-- BEGIN --
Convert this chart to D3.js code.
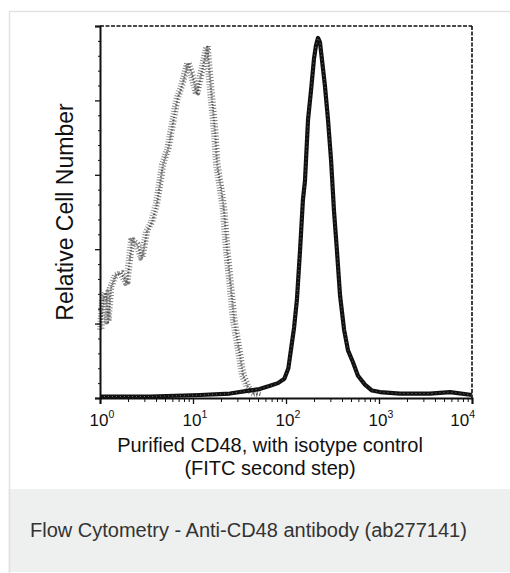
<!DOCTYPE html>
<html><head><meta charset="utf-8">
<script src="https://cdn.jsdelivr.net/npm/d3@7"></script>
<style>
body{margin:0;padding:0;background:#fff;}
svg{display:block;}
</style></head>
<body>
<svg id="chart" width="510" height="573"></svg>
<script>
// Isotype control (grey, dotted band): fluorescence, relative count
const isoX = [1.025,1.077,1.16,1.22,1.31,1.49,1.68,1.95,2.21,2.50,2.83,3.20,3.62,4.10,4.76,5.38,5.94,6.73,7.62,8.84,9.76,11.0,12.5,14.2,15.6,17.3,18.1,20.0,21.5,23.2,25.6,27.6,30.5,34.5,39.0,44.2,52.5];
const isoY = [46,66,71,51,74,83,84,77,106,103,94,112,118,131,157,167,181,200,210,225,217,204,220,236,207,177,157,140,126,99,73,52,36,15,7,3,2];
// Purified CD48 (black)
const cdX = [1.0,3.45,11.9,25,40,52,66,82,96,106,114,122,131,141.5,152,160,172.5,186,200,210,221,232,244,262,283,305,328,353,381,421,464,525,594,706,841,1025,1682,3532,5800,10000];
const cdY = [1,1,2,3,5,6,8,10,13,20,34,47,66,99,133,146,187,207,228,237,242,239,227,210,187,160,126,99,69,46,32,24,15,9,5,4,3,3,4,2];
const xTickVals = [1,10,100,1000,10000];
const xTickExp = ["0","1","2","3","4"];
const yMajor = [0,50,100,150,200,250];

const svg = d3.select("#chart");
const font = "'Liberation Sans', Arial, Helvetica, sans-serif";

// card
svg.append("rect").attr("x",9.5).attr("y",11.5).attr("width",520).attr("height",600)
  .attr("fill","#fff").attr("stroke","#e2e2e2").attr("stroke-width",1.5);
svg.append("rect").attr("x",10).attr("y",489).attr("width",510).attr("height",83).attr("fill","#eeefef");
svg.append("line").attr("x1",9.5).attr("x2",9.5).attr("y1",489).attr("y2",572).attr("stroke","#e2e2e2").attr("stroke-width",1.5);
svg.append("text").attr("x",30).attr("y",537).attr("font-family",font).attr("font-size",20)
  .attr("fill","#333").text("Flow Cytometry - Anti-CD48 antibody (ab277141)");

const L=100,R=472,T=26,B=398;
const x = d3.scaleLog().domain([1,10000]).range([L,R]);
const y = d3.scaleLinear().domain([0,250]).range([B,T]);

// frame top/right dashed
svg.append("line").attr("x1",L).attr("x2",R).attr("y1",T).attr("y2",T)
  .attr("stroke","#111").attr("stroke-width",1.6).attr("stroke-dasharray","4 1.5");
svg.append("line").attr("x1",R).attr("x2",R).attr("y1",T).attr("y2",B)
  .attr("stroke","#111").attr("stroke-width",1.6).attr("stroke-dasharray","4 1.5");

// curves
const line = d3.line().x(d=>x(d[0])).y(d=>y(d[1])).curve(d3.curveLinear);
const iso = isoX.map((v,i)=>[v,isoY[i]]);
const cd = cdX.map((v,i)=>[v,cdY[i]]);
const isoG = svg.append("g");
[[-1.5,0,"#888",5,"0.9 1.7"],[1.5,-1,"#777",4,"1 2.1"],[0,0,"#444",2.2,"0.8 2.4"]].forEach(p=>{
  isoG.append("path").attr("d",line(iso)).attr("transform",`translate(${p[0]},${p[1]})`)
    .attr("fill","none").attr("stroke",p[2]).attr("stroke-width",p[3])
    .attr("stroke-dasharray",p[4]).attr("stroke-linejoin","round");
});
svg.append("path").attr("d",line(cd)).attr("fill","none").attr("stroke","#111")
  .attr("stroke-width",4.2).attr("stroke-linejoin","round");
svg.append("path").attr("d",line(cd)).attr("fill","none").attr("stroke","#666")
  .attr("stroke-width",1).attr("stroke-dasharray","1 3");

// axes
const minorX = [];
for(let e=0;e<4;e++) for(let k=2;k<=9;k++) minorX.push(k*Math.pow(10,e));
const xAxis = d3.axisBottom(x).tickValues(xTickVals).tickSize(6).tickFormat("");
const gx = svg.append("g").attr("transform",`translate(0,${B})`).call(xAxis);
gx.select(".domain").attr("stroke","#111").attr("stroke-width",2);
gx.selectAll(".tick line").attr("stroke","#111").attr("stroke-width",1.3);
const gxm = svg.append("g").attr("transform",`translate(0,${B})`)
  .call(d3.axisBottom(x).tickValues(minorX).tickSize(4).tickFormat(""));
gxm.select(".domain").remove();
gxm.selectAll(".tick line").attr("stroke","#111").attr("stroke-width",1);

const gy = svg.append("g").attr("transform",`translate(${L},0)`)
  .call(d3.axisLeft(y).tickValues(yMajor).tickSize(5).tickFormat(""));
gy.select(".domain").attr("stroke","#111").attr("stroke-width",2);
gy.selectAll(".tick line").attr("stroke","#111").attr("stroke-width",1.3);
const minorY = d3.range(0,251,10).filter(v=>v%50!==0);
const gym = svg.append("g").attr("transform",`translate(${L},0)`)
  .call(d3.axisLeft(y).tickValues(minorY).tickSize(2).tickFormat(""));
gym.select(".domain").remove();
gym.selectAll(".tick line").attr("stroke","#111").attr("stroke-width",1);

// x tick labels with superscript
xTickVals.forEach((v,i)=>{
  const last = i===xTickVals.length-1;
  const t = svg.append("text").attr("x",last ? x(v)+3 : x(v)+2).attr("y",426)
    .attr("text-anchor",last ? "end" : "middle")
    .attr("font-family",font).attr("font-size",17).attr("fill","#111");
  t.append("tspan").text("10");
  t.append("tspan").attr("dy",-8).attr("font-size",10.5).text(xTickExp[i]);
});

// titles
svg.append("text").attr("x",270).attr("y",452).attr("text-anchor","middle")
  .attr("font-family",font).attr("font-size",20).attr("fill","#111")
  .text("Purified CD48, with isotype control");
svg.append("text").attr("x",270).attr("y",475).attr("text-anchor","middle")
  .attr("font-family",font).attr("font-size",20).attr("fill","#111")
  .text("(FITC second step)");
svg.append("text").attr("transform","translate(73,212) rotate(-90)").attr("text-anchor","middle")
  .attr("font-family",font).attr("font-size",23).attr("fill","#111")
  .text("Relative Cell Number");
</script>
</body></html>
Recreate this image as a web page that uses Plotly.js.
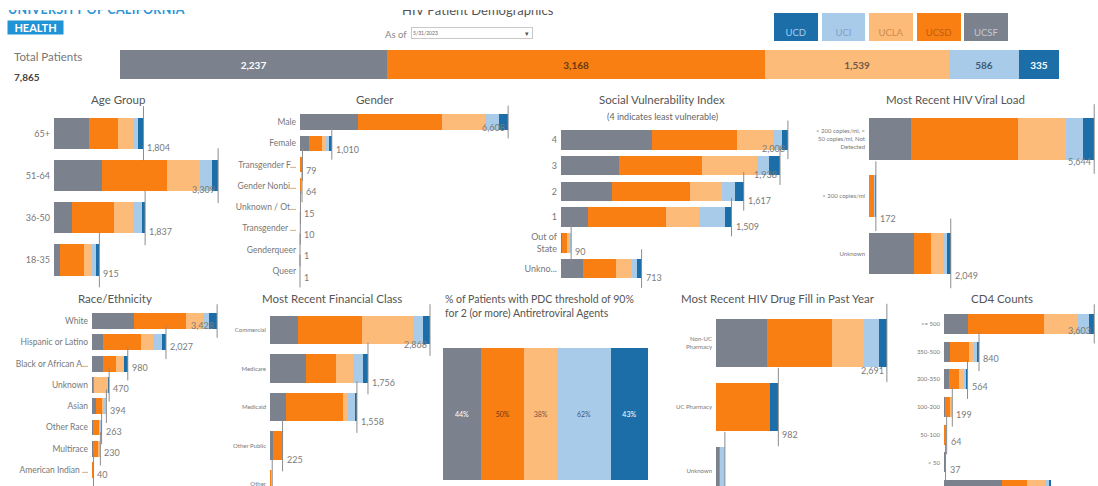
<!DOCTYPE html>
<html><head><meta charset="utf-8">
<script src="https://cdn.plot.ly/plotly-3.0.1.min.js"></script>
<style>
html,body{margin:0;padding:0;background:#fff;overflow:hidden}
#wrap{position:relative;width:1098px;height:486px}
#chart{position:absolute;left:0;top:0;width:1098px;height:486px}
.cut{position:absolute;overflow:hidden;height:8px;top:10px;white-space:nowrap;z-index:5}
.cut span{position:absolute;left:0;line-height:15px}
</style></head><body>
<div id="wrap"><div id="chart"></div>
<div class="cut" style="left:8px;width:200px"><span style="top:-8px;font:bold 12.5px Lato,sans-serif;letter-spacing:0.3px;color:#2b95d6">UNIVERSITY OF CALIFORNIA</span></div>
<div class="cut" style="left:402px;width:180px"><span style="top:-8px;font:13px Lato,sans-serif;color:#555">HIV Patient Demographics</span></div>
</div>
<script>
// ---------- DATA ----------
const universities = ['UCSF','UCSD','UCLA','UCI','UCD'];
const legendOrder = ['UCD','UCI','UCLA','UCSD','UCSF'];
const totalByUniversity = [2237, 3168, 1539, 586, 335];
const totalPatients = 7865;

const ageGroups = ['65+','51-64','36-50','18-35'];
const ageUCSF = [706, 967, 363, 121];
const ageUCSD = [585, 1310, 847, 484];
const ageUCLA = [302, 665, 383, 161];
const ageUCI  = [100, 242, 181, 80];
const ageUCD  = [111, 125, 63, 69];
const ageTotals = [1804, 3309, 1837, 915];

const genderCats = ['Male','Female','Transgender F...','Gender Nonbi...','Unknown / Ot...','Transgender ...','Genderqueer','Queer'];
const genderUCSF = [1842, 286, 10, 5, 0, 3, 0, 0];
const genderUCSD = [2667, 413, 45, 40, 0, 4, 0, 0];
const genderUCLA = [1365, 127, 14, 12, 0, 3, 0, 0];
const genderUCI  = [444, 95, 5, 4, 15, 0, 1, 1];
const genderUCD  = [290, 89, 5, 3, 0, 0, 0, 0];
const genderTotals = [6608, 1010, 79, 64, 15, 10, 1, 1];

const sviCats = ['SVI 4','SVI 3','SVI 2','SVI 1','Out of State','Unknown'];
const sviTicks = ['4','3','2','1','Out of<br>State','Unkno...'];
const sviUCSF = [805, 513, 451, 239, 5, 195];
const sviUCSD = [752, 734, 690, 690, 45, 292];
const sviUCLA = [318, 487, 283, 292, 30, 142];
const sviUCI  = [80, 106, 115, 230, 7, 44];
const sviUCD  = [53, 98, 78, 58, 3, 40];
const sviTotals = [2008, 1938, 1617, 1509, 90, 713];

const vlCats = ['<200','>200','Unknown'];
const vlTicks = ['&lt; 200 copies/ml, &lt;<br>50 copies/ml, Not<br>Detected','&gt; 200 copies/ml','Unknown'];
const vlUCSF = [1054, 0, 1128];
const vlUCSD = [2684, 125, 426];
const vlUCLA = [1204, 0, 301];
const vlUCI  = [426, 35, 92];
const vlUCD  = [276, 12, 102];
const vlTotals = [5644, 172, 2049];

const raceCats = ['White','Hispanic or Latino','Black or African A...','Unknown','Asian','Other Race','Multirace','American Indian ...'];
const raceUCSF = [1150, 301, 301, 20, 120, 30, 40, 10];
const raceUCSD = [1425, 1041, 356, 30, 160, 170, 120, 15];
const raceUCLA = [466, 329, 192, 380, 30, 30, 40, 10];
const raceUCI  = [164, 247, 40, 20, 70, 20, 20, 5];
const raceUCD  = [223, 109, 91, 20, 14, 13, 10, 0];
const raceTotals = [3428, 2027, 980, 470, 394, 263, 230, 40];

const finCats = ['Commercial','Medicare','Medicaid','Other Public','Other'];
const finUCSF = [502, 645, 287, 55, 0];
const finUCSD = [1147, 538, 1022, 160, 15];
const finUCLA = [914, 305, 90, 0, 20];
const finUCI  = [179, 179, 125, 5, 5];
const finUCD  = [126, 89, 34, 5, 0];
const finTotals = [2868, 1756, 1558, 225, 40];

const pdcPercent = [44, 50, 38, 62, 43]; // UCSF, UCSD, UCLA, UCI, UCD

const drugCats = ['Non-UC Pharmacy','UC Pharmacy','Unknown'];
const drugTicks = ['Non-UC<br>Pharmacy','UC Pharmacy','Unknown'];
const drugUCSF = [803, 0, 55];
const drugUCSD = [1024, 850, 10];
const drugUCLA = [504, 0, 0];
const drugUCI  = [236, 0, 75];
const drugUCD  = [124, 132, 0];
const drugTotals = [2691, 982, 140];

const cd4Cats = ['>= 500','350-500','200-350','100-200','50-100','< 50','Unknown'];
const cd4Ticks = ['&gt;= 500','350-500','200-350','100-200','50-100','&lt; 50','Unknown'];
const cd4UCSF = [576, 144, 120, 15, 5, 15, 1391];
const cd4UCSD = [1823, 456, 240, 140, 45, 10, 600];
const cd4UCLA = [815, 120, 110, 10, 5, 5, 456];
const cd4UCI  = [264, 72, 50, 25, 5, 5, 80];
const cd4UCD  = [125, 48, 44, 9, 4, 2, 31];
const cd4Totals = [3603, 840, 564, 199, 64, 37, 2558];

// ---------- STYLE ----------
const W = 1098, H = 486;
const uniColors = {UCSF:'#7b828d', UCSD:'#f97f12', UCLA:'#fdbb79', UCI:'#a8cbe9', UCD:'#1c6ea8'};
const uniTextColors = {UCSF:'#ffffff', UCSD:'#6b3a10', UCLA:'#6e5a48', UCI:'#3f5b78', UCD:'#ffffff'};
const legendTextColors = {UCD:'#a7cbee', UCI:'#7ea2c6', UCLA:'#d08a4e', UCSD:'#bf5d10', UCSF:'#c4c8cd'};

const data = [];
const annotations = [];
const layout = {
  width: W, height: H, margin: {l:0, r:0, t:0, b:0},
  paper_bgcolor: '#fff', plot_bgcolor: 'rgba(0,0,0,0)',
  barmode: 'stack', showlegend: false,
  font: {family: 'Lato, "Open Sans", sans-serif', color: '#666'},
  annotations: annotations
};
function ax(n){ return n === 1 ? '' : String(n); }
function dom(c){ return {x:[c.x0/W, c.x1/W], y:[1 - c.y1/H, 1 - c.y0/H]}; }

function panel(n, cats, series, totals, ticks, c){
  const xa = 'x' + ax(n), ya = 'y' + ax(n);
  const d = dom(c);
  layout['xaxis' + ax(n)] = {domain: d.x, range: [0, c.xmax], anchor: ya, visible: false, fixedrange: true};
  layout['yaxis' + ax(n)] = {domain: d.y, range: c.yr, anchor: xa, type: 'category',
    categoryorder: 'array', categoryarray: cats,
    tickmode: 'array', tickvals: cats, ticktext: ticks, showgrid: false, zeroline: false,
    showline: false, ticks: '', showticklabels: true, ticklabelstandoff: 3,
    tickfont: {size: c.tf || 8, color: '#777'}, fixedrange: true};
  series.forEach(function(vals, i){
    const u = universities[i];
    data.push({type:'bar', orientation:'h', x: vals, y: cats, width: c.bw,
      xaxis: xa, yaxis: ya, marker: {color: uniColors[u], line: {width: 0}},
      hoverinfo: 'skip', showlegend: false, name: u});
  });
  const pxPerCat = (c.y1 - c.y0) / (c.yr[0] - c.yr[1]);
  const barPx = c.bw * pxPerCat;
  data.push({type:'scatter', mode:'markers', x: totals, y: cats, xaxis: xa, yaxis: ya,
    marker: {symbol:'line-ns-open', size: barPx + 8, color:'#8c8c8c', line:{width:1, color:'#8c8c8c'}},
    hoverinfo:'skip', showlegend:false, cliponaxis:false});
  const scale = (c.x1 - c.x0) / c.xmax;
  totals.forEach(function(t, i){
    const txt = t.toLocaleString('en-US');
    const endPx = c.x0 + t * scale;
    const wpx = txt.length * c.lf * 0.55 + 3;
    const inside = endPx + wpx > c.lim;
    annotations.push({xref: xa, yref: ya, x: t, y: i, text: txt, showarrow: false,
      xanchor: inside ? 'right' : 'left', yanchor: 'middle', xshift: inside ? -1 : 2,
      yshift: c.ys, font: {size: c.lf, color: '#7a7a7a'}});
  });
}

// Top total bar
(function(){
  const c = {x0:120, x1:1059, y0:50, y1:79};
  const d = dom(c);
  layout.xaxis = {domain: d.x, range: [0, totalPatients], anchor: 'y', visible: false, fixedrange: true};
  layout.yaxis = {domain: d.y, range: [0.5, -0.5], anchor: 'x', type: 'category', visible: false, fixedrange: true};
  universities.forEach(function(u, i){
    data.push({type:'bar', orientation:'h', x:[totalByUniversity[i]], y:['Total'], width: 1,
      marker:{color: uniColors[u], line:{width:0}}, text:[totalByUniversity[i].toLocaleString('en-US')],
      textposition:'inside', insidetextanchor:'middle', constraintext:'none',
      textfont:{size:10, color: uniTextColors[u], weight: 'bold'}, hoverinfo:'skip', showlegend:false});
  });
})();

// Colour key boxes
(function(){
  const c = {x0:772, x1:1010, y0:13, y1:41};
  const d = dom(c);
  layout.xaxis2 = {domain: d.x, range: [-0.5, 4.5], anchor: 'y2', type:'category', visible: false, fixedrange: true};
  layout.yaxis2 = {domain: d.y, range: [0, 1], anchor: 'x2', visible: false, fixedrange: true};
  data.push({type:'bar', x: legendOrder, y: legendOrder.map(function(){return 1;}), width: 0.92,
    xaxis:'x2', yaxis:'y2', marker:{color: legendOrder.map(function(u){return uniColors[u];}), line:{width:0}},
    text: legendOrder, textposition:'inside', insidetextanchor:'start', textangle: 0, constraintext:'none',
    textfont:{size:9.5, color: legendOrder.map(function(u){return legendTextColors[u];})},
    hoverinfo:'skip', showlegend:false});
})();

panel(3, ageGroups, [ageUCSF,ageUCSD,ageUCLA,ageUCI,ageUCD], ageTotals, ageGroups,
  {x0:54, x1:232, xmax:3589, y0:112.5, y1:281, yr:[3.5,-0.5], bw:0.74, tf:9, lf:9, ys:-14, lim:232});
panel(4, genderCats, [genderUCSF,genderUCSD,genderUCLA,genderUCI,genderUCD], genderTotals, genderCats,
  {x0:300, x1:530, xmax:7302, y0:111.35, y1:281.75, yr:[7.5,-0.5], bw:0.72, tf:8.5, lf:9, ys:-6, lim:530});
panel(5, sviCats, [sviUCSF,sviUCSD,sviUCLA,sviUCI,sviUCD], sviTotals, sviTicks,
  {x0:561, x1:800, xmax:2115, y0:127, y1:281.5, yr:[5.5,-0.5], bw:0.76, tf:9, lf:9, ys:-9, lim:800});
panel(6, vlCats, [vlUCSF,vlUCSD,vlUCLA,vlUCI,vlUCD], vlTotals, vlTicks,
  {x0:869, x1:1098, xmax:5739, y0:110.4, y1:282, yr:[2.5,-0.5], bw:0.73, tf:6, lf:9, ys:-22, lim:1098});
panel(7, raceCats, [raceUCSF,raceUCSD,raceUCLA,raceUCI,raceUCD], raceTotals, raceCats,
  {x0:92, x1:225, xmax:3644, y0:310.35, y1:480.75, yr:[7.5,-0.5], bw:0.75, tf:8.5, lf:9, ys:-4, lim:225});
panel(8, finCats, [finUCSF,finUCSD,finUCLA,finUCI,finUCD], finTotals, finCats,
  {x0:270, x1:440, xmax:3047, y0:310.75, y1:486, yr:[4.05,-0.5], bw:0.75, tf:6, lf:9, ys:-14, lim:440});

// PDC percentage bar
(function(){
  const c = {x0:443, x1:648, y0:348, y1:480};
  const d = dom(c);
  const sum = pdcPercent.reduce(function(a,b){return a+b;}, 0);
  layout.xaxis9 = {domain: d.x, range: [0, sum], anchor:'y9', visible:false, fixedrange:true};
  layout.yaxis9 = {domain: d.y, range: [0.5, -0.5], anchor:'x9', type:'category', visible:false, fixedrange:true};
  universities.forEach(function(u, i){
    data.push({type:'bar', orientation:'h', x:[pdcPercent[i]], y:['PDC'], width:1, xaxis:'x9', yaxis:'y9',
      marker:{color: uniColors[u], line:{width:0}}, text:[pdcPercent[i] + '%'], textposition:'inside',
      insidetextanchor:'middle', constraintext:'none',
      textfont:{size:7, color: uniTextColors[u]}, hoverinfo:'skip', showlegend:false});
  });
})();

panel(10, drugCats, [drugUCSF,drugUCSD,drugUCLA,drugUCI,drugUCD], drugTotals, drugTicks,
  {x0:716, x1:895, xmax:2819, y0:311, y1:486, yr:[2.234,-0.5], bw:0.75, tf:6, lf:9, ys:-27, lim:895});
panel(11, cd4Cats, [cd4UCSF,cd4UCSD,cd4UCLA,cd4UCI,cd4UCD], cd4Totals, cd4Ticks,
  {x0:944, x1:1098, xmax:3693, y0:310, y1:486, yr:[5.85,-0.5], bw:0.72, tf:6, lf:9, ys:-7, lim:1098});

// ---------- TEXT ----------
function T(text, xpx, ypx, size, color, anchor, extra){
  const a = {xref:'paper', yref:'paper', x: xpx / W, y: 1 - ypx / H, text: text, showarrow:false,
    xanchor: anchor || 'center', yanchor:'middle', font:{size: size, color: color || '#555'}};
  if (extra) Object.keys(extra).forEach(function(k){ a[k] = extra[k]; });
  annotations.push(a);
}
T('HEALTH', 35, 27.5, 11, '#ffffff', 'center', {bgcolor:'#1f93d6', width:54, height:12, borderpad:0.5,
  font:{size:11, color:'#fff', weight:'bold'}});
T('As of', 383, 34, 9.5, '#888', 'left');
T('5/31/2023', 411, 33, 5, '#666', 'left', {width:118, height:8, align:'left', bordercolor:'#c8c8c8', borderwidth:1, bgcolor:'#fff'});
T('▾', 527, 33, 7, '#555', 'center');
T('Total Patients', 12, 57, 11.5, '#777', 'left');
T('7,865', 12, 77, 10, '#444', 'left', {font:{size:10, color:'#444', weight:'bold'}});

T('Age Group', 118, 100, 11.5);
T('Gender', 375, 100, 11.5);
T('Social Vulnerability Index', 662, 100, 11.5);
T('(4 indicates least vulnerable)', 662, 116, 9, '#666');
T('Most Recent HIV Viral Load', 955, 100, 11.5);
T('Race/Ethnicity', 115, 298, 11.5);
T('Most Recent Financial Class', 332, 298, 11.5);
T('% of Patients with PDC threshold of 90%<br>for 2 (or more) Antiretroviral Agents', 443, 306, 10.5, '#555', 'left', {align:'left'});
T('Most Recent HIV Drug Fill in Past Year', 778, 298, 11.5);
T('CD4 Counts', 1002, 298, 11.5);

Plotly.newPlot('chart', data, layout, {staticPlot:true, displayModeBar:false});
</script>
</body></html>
-- END --
[Task directions]
Copy each line of the listing in which the word "this" can be found.

[In response]
Convert this chart to D3.js code.
Recreate this image as a web page that uses Plotly.js.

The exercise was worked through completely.